As I told my daughter on the phone earlier, the news is good. They don't even care to check our references. We are in business! I mentioned that I thought Diva had a lot to do with it.
"That and a few other things" replied my lovely daughter, who is working for another Diva connection and his dog Casey.

Saturday, May 16, 2009

Visitors from Xanadu

I grew up with a Mother who was renowned for her ability to introduce the right people to one another. She always remembered who had what needs or interests and simply went ahead and hooked people up socially. She was networking before the word was invented.
When I had been living in France for a year, I popped home to the U.K. to visit my parents in Cornwall. 
"Popped" is, of course,euphemistic for the seventeen hour trek from Nice; North to Chartres and then East to West across France to Roscoff in Brittany; to catch the car-ferry to Plymouth, and then a couple of hours' driving home to Falmouth. All this in an ancient orange Skoda, which was built when the Czech Republic was still Czechoslovakia! It was a good sturdy car; heavy enough to gather some speed downhill, with the wind behind it; but struggling to escape it's own dark burnt-oil fumes if the terrain levelled off.  I had more stops to purchase oil than gasoline on that trip.
Mum and Dad lived within a few hundred yards of the harbour and customs house quay. The main street was between them and the water. All very picturesque. Mum had grown up there, I was born there and after all my parents' travels it was where they chose to retire. Aunts, Uncles, old boyfriends, children Mum knew from the days when she played piano to accompany the ballet classes' attempts at "good toes-naughty toes" and some saucier characters from the days when she accompanied a Big Band in this Naval Town during and after the war. Friends from the Wine Bar down the street or from the Fishmongers' or Bakers', Mum knew everyone.
I thought nothing of being told that I should introduce myself to the owners of an interesting clothing store around the corner. They were friends with a couple who had taken a caretaker position in the South of France, near St Tropez and I was living/working in France so it made sense. I went into Xanadu and chatted briefly with the owners. I gave them my contact info and that was that.
A couple of months later, back in France, near Toulon, still South but "not as nice as Nice", (Damn that Mistral wind). I received a call from an English speaking person with a problem. They had a broken tractor fan-belt and no idea how to explain that in French to anyone who might procure them a new one. I have to admit to my paucity of vocabulary in this specialized field, at the time. I barely knew about fan-belts in English, let alone French.

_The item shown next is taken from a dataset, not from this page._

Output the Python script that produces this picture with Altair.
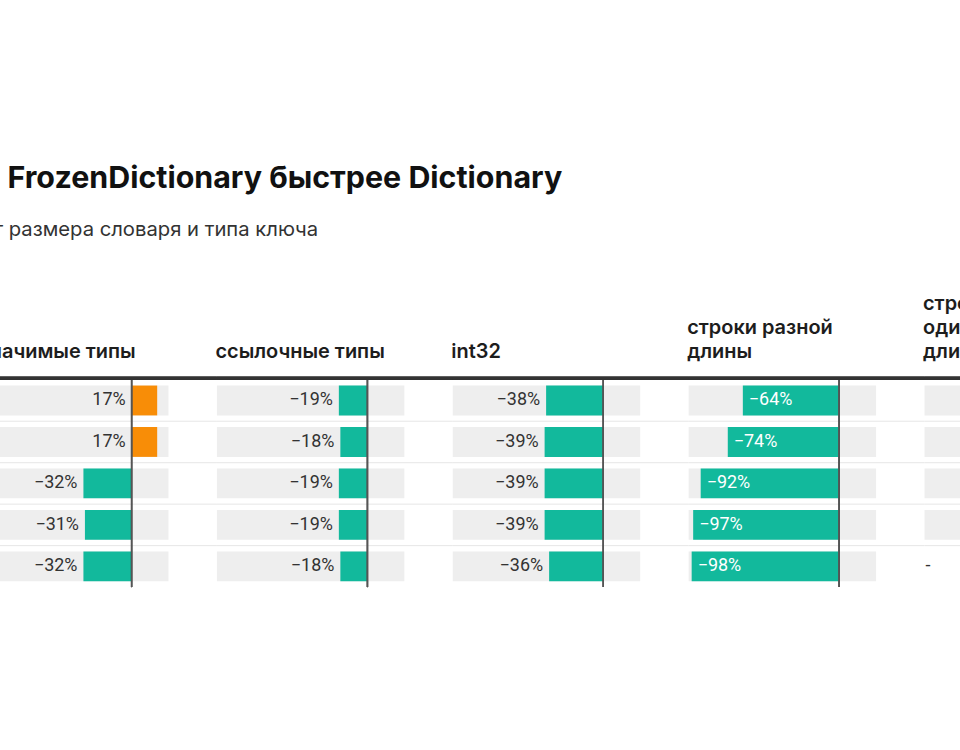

However my Boyfriend and subsequent Husband, (for better or worse, as I keep reminding myself), was mechanically inclined although he spoke no English.
We decided that we must meet to sort this out and, the rest is history, as we say. The Visitors from Xanadu became lifelong friends, we visited them often, eating wonderful meals together, or chopping wood from fallen chestnut trees in the hilly, beautiful Propriete which they were care-taking. My first taste of chilled Sorrel soup was from sorrel grown in their vegetable patch, tilled by the tractor in question. 
They are retired and back on British soil now, but with a son who is a chef on the Island of Ibiza and a daughter trying to renovate an olive farm in Spain, they still travel often to warmer climes. 
The last time we met face to face was in England, several years ago, when we had to meet outside my parents' house because Dad's early symptoms of Alzheimer's included a certain paranoia and distrust of outsiders and, by then, Mum's Parkinson's was also advanced and she wasn't up to challenging him.
I hope that my parents have not bequeathed their health problems to me. I know that, like Witchcraft, the networking gene has been passed along; not only to me but to my daughter.